Song by Dave

from the album We're All Alone in This Together
- Released: 23 July 2021
- Length: 7:04
- Label: Neighbourhood
- Songwriter(s): David Omoregie; Kyle Evans; James Litherland; Dominic Maker; Marvin Bailey; Nathaniel Thompson; Justin Clarke; Mico Howles; Milton Biggham;
- Producer(s): Dave; Kyle Evans; James Blake; Dom Maker;

Audio video
- "In the Fire" on YouTube

= In the Fire (song) =

2021 song by Dave

"In the Fire" is a song by British rapper Dave, featuring other British rappers such as Fredo, Meekz, Ghetts, Giggs, and Nathan James Tettey.
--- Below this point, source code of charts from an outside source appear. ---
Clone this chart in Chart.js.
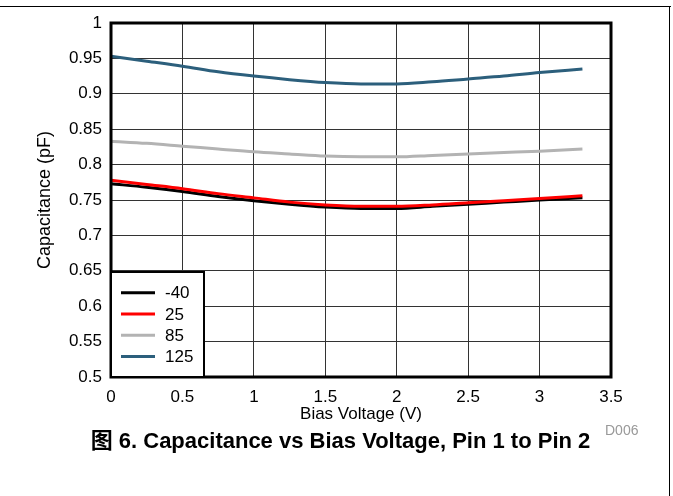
<!DOCTYPE html>
<html><head><meta charset="utf-8">
<script src="https://cdn.jsdelivr.net/npm/chart.js@4/dist/chart.umd.min.js"></script>
<style>
html,body{margin:0;padding:0;background:#fff;}
#wrap{position:relative;width:673px;height:496px;overflow:hidden;font-family:"Liberation Sans",Arial,"Noto Sans CJK SC",sans-serif;}
canvas{position:absolute;left:0;top:0;}
#topline{position:absolute;left:0;top:6px;width:671px;height:1px;background:#000;}
#rightline{position:absolute;left:669px;top:6px;width:1px;height:490px;background:#000;}
#code{position:absolute;left:605px;top:422px;font-size:14px;line-height:16px;color:#999;}
#caption{position:absolute;left:0px;width:681px;top:428px;text-align:center;font-weight:bold;font-size:22px;line-height:25px;white-space:nowrap;color:#000;font-family:"Liberation Sans",Arial,"Noto Sans CJK SC",sans-serif;}
</style></head>
<body>
<div id="wrap">
<canvas id="c" width="673" height="496"></canvas>
<div id="topline"></div><div id="rightline"></div>
<div id="code">D006</div>
<div id="caption">图 6. Capacitance vs Bias Voltage, Pin 1 to Pin 2</div>
</div>
<script>
// ---- data ----
const seriesNames = ['-40', '25', '85', '125'];
const voltage = [0, 0.25, 0.5, 0.75, 1, 1.25, 1.5, 1.75, 2, 2.25, 2.5, 2.75, 3, 3.3];
const capM40 = [0.773, 0.768, 0.762, 0.755, 0.749, 0.744, 0.740, 0.738, 0.738, 0.741, 0.744, 0.747, 0.750, 0.753];
const cap25  = [0.778, 0.772, 0.766, 0.759, 0.753, 0.747, 0.743, 0.741, 0.741, 0.743, 0.746, 0.749, 0.752, 0.756];
const cap85  = [0.833, 0.830, 0.826, 0.822, 0.818, 0.815, 0.812, 0.811, 0.811, 0.813, 0.815, 0.817, 0.819, 0.822];
const cap125 = [0.953, 0.946, 0.939, 0.931, 0.925, 0.920, 0.916, 0.914, 0.914, 0.917, 0.921, 0.925, 0.930, 0.935];
const xTicks = [0, 0.5, 1, 1.5, 2, 2.5, 3, 3.5];
const xTickLabels = ['0', '0.5', '1', '1.5', '2', '2.5', '3', '3.5'];
const yTicks = [0.5, 0.55, 0.6, 0.65, 0.7, 0.75, 0.8, 0.85, 0.9, 0.95, 1];
const yTickLabels = ['0.5', '0.55', '0.6', '0.65', '0.7', '0.75', '0.8', '0.85', '0.9', '0.95', '1'];
const xTitle = 'Bias Voltage (V)';
const yTitle = 'Capacitance (pF)';

// ---- styles ----
const colors = ['#000000', '#ff0000', '#b3b3b3', '#2c5f7c'];
const drawOrder = [1, 0, 2, 3];
const FONT = '"Liberation Sans", Arial, sans-serif';

const seriesValues = [capM40, cap25, cap85, cap125];
const datasets = seriesValues.map((vals, k) => ({
  label: seriesNames[k],
  data: voltage.map((v, i) => ({x: v, y: vals[i]})),
  borderColor: colors[k],
  backgroundColor: colors[k],
  borderWidth: 3,
  pointRadius: 0,
  fill: false,
  cubicInterpolationMode: 'monotone',
  order: drawOrder[k]
}));

const frame = {
  id: 'frame',
  afterDatasetsDraw(chart) {
    const {ctx, chartArea: a} = chart;
    ctx.save();
    ctx.strokeStyle = '#000';
    ctx.lineWidth = 3;
    ctx.strokeRect(a.left, a.top, a.right - a.left, a.bottom - a.top);
    ctx.restore();
  },
  afterDraw(chart) {
    const {ctx, chartArea: a} = chart;
    const bw = 93, bh = 105;
    const x0 = a.left, y0 = a.bottom - bh;
    ctx.save();
    ctx.fillStyle = '#fff';
    ctx.fillRect(x0, y0, bw, bh);
    ctx.strokeStyle = '#000';
    ctx.lineWidth = 2;
    ctx.strokeRect(x0, y0, bw, bh);
    ctx.font = '17px ' + FONT;
    ctx.textBaseline = 'middle';
    ctx.textAlign = 'left';
    chart.data.datasets.forEach((ds, i) => {
      const y = y0 + 20.8 + i * 21.2;
      ctx.strokeStyle = ds.borderColor;
      ctx.lineWidth = 3;
      ctx.beginPath();
      ctx.moveTo(x0 + 10, y);
      ctx.lineTo(x0 + 44, y);
      ctx.stroke();
      ctx.fillStyle = '#000';
      ctx.fillText(ds.label, x0 + 54, y + 1);
    });
    ctx.restore();
  }
};

new Chart(document.getElementById('c'), {
  type: 'line',
  data: {datasets},
  options: {
    responsive: false,
    animation: false,
    devicePixelRatio: 1,
    layout: {padding: {top: 23, right: 62, bottom: 71, left: 0}},
    plugins: {legend: {display: false}, tooltip: {enabled: false}},
    scales: {
      x: {
        type: 'linear', min: 0, max: 3.5,
        afterBuildTicks: s => { s.ticks = xTicks.map(v => ({value: v})); },
        afterFit: s => { s.height = 48; s.paddingLeft = 0; s.paddingRight = 0; },
        ticks: {
          callback: (v, i) => xTickLabels[i],
          color: '#000', padding: 10, maxRotation: 0, autoSkip: false,
          font: {family: FONT, size: 17}
        },
        grid: {color: '#333333', lineWidth: 1, drawTicks: false},
        border: {display: false},
        title: {display: true, text: xTitle, color: '#000', font: {family: FONT, size: 17}, padding: {top: 0, bottom: 0}}
      },
      y: {
        type: 'linear', min: 0.5, max: 1,
        afterBuildTicks: s => { s.ticks = yTicks.map(v => ({value: v})); },
        afterFit: s => { s.width = 111; s.paddingTop = 0; s.paddingBottom = 0; },
        ticks: {
          callback: (v, i) => yTickLabels[i],
          color: '#000', padding: 9, autoSkip: false,
          font: {family: FONT, size: 17}
        },
        grid: {color: '#333333', lineWidth: 1, drawTicks: false},
        border: {display: false},
        title: {display: true, text: yTitle, color: '#000', font: {family: FONT, size: 18}, padding: {top: 34, bottom: 0}}
      }
    }
  },
  plugins: [frame]
});
</script>
</body></html>
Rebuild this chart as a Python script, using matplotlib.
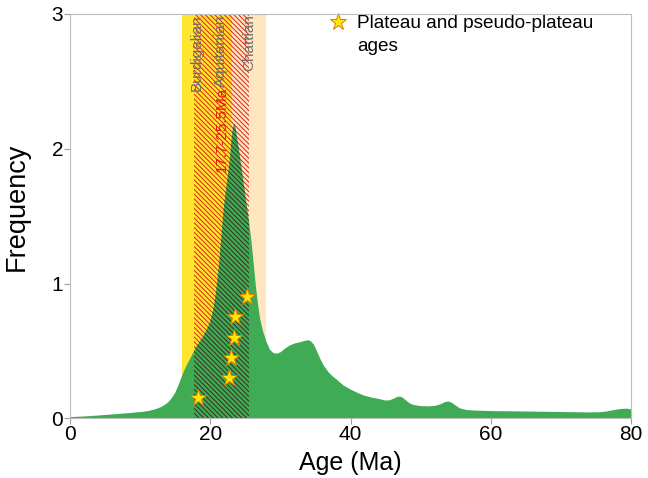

It also features an intro and bridge from Milton Biggham of The Florida Mass Choir. It was released on 23 July 2021 by Dave and Neighbourhood Recordings on Dave's second studio album, We're All Alone in This Together.

==Background==
After attending the Brit Awards 2022 and winning the award for the best British Hip Hop/Grime/Rap Act, Dave, alongside Fredo, Meekz, Ghetts and Giggs, performed "In the Fire" at the award show while Dave also played a guitar solo.

==Composition==
"In the Fire" is a British hip hop track with elements of UK drill and gospel music. The song's production is described as a "Kanye-style chipmunked gospel beat".

==Critical reception==
Writing for The Daily Telegraph, Thomas Hobbs described the track as a "soulful posse cut", noting that it is "a welcome change of pace, with each emcee approaching their verse like they’re giving a ghetto sermon in a Church". For DIY, Sean Kerwick stated that "Fredo and Ghetts cut through with their razor-sharp delivery before Giggs steps into frame with that unmistakable baritone" before concluding that each artists are "given a moment to trace their story from hard beginnings to the status they’ve climbed to". Writing for The Guardian, Rachel Aroesti described the track as "a gospel-butressed production involving London indie-electronic duo Mount Kimbie". The Line of Best Fits Kyann-Sian Williams' take from the track is that "Dave uses gospel to speak on being tried in the flames". The Independents Helen Brown states that the "gospel-powered" track emphasizes the posse's "tales of surviving urban violence".

==Personnel==
Credits and personnel adapted from Tidal.

Musicians
- David Omoregie – lead artist, production, vocals, songwriter, composer
- Marvin Bailey – vocals, songwriter, composer
- Nathaniel Thompson – vocals, songwriter, composer
- Justin Clarke| – vocals, songwriter, composer
- Mico Howles| – vocals, songwriter, composer
- Kyle Evans – production, composer, songwriter
- James Blake – production, composer, songwriter
- Dom Maker – production, composer, songwriter
- Milton Biggham – vocals, songwriter
- Nathan James Tettey – vocals

Technical
- Leandro “Dro” Hidalgo – mixing
- Jonny Leslie – recording

== Charts ==

| Chart (2021) | Peak position |
|---|---|
| UK (Official Charts Company) | 6 |
| UK R&B Chart (Official Charts Company) | 3 |

==Certifications==

| Region | Certification | Certified units/sales |
| United Kingdom (BPI) | Gold | 400,000^{‡} |
^{‡} Sales+streaming figures based on certification alone.